Introduction

Toby Keith’s Defiant Anthem: The Song Nashville Couldn’t Silence
THEY TOLD HIM TO SIT DOWN AND SHUT UP. HE STOOD UP AND SANG LOUDER.
Toby Keith was never built to be a quiet man in a polished corner of Nashville. He came into country music carrying the weight of real work, real dust, and real conviction. Before the bright stages and platinum records, he knew oil fields, football fields, long roads, and the kind of labor that leaves a man with more grit than glamour. That background mattered. It shaped the way he sang, the way he wrote, and the way he refused to bend when pressure came.
“Courtesy of the Red, White and Blue” was not written like a careful radio single. It arrived like a reaction from the heart of a grieving country. After September 11, Toby Keith did not try to soften his anger into something comfortable. He put it into song. For some listeners, it was too direct. For others, it was exactly what they needed to hear when America felt shaken, wounded, and searching for strength.

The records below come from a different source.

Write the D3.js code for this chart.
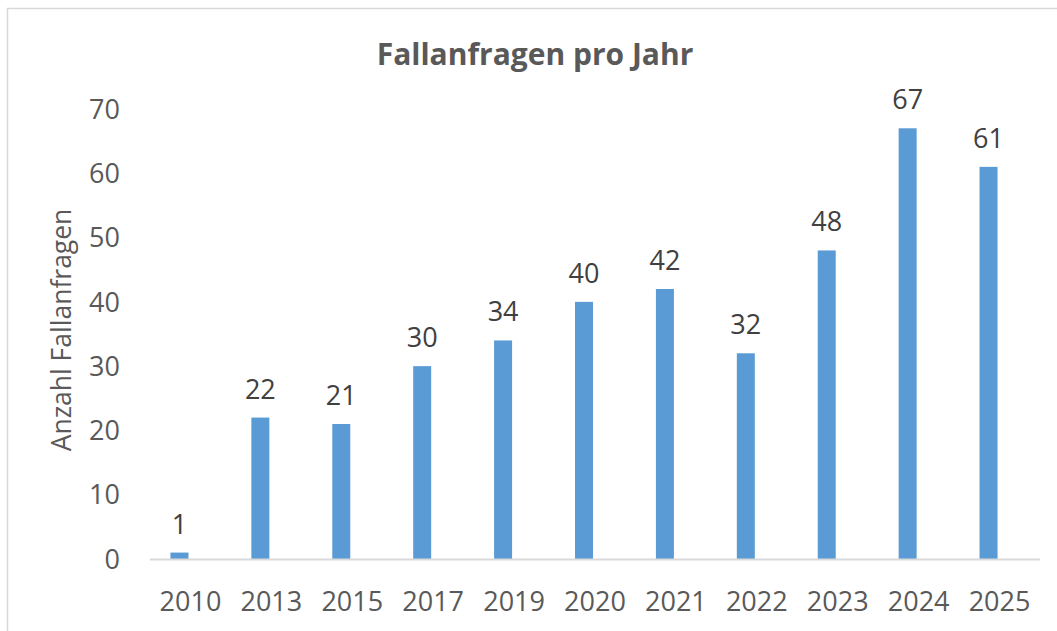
<!DOCTYPE html>
<html>
<head>
<meta charset="utf-8">
<title>Fallanfragen pro Jahr</title>
<style>
  body { margin: 0; background: #fff; }
  text { font-family: "Open Sans", sans-serif; }
</style>
</head>
<body>
<svg width="1057" height="631"></svg>
<script src="https://d3js.org/d3.v7.min.js"></script>
<script>
// data
const years = ["2010", "2013", "2015", "2017", "2019", "2020", "2021", "2022", "2023", "2024", "2025"]
const counts = [1, 22, 21, 30, 34, 40, 42, 32, 48, 67, 61]
const yTicks = [0, 10, 20, 30, 40, 50, 60, 70]

const svg = d3.select("svg")
const W = 1057, H = 631
const plotLeft = 150, plotRight = 1040, plotTop = 109, plotBottom = 559

// chart frame (runs off the right/bottom edge like the screenshot)
svg.append("rect")
    .attr("x", 7.5).attr("y", 8.5)
    .attr("width", W + 10).attr("height", H + 10)
    .attr("fill", "#fff")
    .attr("stroke", "#d9d9d9")
    .attr("stroke-width", 1.5)

const x = d3.scaleBand()
    .domain(years)
    .range([plotLeft, plotRight])

const y = d3.scaleLinear()
    .domain([0, 70])
    .range([plotBottom, plotTop])

const barW = 18
const barShift = -11 // excel puts the bar a bit left of the category centre

// y tick labels
svg.append("g")
  .selectAll("text")
  .data(yTicks)
  .join("text")
    .attr("x", 120)
    .attr("y", d => y(d))
    .attr("dy", "0.36em")
    .attr("text-anchor", "end")
    .attr("fill", "#595959")
    .attr("font-size", 27)
    .text(d => d)

// bars
svg.append("g")
  .selectAll("rect")
  .data(counts)
  .join("rect")
    .attr("x", (d, i) => x(years[i]) + x.bandwidth() / 2 + barShift - barW / 2)
    .attr("y", d => y(d))
    .attr("width", barW)
    .attr("height", d => y(0) - y(d))
    .attr("fill", "#5b9bd5")

// baseline
svg.append("line")
    .attr("x1", plotLeft).attr("x2", plotRight)
    .attr("y1", y(0) + 0.5).attr("y2", y(0) + 0.5)
    .attr("stroke", "#d9d9d9")
    .attr("stroke-width", 2)

// value labels
svg.append("g")
  .selectAll("text")
  .data(counts)
  .join("text")
    .attr("x", (d, i) => x(years[i]) + x.bandwidth() / 2 + barShift)
    .attr("y", d => y(d) - 19)
    .attr("text-anchor", "middle")
    .attr("fill", "#404040")
    .attr("font-size", 27)
    .text(d => d)

// x labels
svg.append("g")
  .selectAll("text")
  .data(years)
  .join("text")
    .attr("x", d => x(d) + x.bandwidth() / 2)
    .attr("y", 611)
    .attr("text-anchor", "middle")
    .attr("fill", "#595959")
    .attr("font-size", 27)
    .text(d => d)

// title
svg.append("text")
    .attr("x", 535)
    .attr("y", 65)
    .attr("text-anchor", "middle")
    .attr("fill", "#595959")
    .attr("font-size", 30)
    .attr("font-weight", "bold")
    .text("Fallanfragen pro Jahr")

// y axis title
svg.append("text")
    .attr("transform", "translate(71,330) rotate(-90)")
    .attr("text-anchor", "middle")
    .attr("fill", "#595959")
    .attr("font-size", 26.5)
    .text("Anzahl Fallanfragen")
</script>
</body>
</html>
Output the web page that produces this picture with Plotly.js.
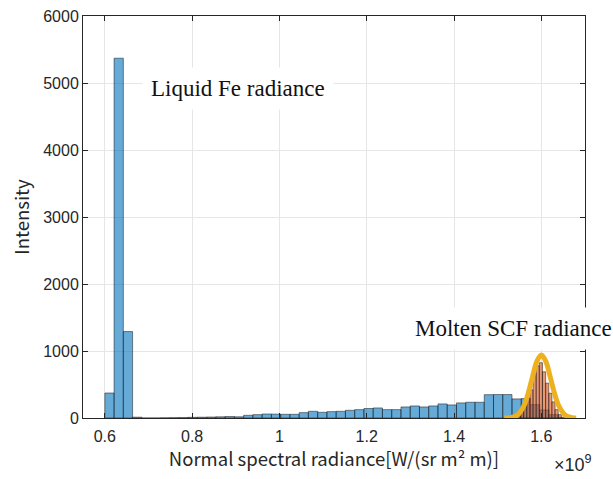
<!DOCTYPE html>
<html>
<head>
<meta charset="utf-8">
<script src="https://cdn.plot.ly/plotly-3.0.1.min.js"></script>
<style>html,body{margin:0;padding:0;background:#fff;}#chart{width:613px;height:479px;}</style>
</head>
<body>
<div id="chart"></div>
<script>
// Radiance values in units of 1e9 W/(sr m^2 m)
const liquidBinStart = 0.6;
const liquidBinWidth = 0.0212;
const liquidCounts = [373, 5370, 1290, 12, 0, 0, 2, 4, 6, 10,
  12, 15, 18, 22, 18, 40, 50, 60, 58, 55,
  55, 80, 100, 85, 95, 100, 115, 125, 142, 150,
  125, 125, 165, 180, 165, 180, 210, 195, 225, 235,
  235, 348, 350, 350, 285, 290, 200, 120, 50, 10];

const scfBinStart = 1.545;
const scfBinWidth = 0.0072;
const scfCounts = [20, 110, 220, 300, 420, 670, 780, 825, 690, 520, 370, 240, 125, 50];

const fitX = [1.515, 1.53, 1.545, 1.56, 1.57, 1.58, 1.59, 1.6, 1.61, 1.62, 1.63, 1.64, 1.655, 1.67, 1.68];
const fitY = [1, 6, 41, 180, 371, 622, 848, 940, 848, 622, 371, 180, 41, 6, 1];

const xTicks = [0.6, 0.8, 1, 1.2, 1.4, 1.6];
const xTickLabels = ['0.6', '0.8', '1', '1.2', '1.4', '1.6'];
const yTicks = [0, 1000, 2000, 3000, 4000, 5000, 6000];

const liquidX = liquidCounts.map((_, i) => liquidBinStart + (i + 0.5) * liquidBinWidth);
const scfX = scfCounts.map((_, i) => scfBinStart + (i + 0.5) * scfBinWidth);

const traces = [
  {
    type: 'bar', x: liquidX, y: liquidCounts, width: liquidBinWidth,
    marker: {color: 'rgba(0,114,189,0.6)', line: {color: 'rgba(20,20,20,0.85)', width: 0.6}},
    hoverinfo: 'x+y', showlegend: false
  },
  {
    type: 'bar', x: scfX, y: scfCounts, width: scfBinWidth,
    marker: {color: 'rgba(217,83,25,0.6)', line: {color: 'rgba(20,20,20,0.85)', width: 0.6}},
    hoverinfo: 'x+y', showlegend: false
  },
  {
    type: 'scatter', mode: 'lines', x: fitX, y: fitY,
    line: {color: '#EDB120', width: 5, shape: 'spline'},
    showlegend: false
  }
];

const axisCommon = {
  showline: true, linecolor: '#262626', linewidth: 1, mirror: 'ticks',
  ticks: 'inside', ticklen: 5, tickcolor: '#262626',
  showgrid: true, gridcolor: '#e6e6e6', gridwidth: 1, zeroline: false,
  tickfont: {family: 'Liberation Sans, Arial, sans-serif', size: 16, color: '#262626'}
};

const layout = {
  width: 613, height: 479,
  margin: {l: 83, r: 28, t: 16, b: 61},
  paper_bgcolor: '#ffffff', plot_bgcolor: '#ffffff',
  barmode: 'overlay',
  xaxis: Object.assign({}, axisCommon, {
    range: [0.55, 1.7], tickvals: xTicks, ticktext: xTickLabels, ticklabelstandoff: 4,
    title: {text: 'Normal spectral radiance[W/(sr m² m)]', standoff: 6,
      font: {family: 'Noto Sans CJK JP, sans-serif', size: 18.5, color: '#262626'}}
  }),
  yaxis: Object.assign({}, axisCommon, {
    range: [0, 6000], tickvals: yTicks,
    title: {text: 'Intensity', standoff: 8,
      font: {family: 'Noto Sans CJK JP, sans-serif', size: 18.5, color: '#262626'}}
  }),
  annotations: [
    {xref: 'paper', yref: 'paper', x: 0.935, y: -0.08, xanchor: 'left', yanchor: 'top',
      text: '×10<sup>9</sup>', showarrow: false,
      font: {family: 'Liberation Sans, Arial, sans-serif', size: 18, color: '#262626'}},
    {xref: 'x', yref: 'y', x: 0.904, y: 4925, xanchor: 'center', yanchor: 'middle',
      text: 'Liquid Fe radiance', showarrow: false, bgcolor: '#ffffff', borderpad: 8,
      font: {family: 'Liberation Serif, serif', size: 23, color: '#111111'}},
    {xref: 'x', yref: 'y', x: 1.536, y: 1343, xanchor: 'center', yanchor: 'middle',
      text: 'Molten SCF radiance', showarrow: false, bgcolor: '#ffffff', borderpad: 8,
      font: {family: 'Liberation Serif, serif', size: 23, color: '#111111'}}
  ]
};

Plotly.newPlot('chart', traces, layout, {displayModeBar: false, staticPlot: true});
</script>
</body>
</html>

That is why the story still matters. Toby was not asking permission to feel what millions of people were already feeling. He was speaking in the blunt language of a man raised on loyalty, family, and national pride. The song was also deeply personal. He wrote from the memory of his father, a veteran whose service gave the words a family weight that cannot be faked. It was not just politics. It was inheritance. It was grief. It was a son honoring the values that shaped him.
The controversy only made the song larger because Toby Keith did not retreat. When critics demanded apology, he stood firm. That refusal became part of his identity. Country music has always made room for artists who say what they mean, even when it costs them applause in certain rooms. Toby belonged to that tradition. He understood that a singer’s job is not always to please the gatekeepers. Sometimes it is to give voice to the people sitting in trucks, kitchens, barracks, and small-town bars who feel ignored by polite conversation.

For older country fans, this song still carries a particular force. They remember the fear of that time. They remember the flags, the prayers, the funerals, the uncertainty, and the young service members leaving home. In that context, “Courtesy of the Red, White and Blue” became more than a hit. It became a public release of pain and resolve.
Toby Keith’s greatest lesson may not be that every song must be agreeable. It is that courage often sounds like conviction. He stood by who he was, honored where he came from, and sang for people who needed someone to say it plainly. He left too soon, but his message remains: never be ashamed of your roots, your loyalty, or the love you carry for home.